Annex E: National authorities' approaches to addressing "bad apples"

1. Fitness and propriety assessments

The scope of fitness and propriety regimes tends to be confined to firms’ board members, senior executives, head of internal control functions and individuals in predetermined risk-taking or customer-facing roles. Consequently, whilst fitness and propriety assessments can help clarify the roles, responsibilities and accountability of key decision-makers and certain employees, their scope will not typically reach all potential "rolling bad apples".

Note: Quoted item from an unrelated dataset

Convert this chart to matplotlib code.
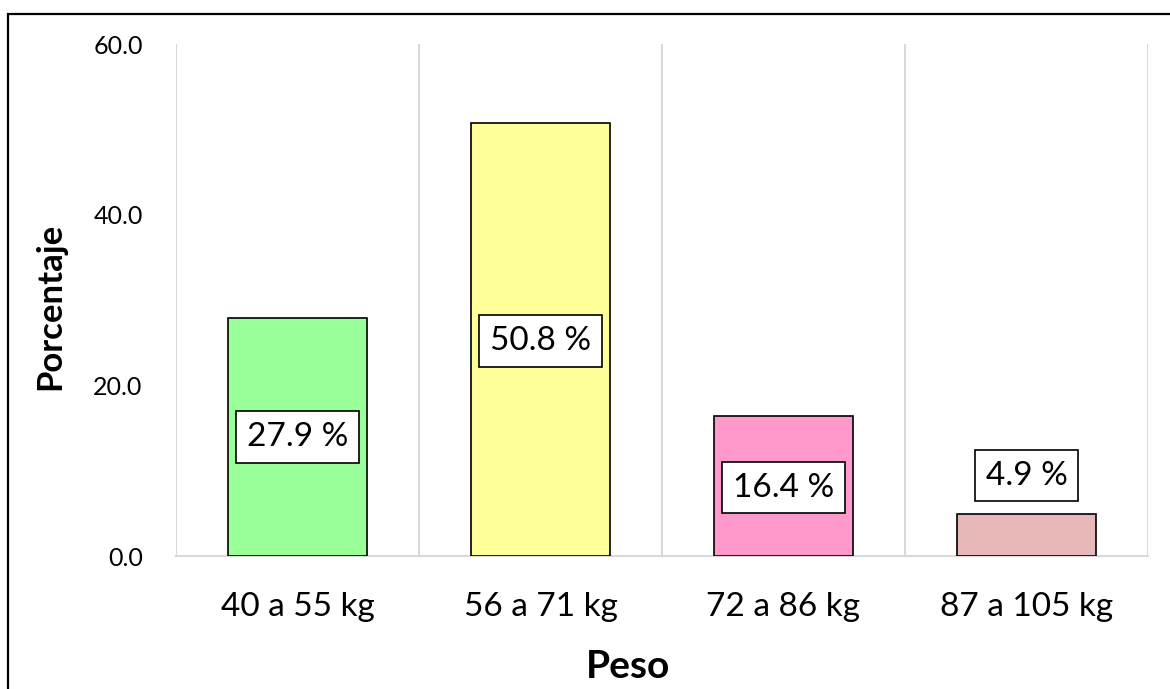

In some jurisdictions, in addition to assessing the fitness and propriety of directors and senior managers, supervisory authorities must consent to the appointment or continuing employment of individuals regardless of seniority in specific circumstances, such as bankruptcy or a prior conviction for certain crimes. For instance, in the United States, Section 19 of the Federal Deposit Insurance Act prohibits individuals convicted of a criminal offense involving dishonesty, breach of trust, money laundering, or drugs from participating in the affairs of an insured depository institution without a Federal banking regulator’s previous written consent. Similarly, in Hong Kong, Section 73 of the Banking Ordinance bars employment at authorized institutions without the consent of the HKMA if a person is bankrupt, has been convicted of a crime of dishonesty, or was previously a director, chief executive or manager in an insolvent authorized institution.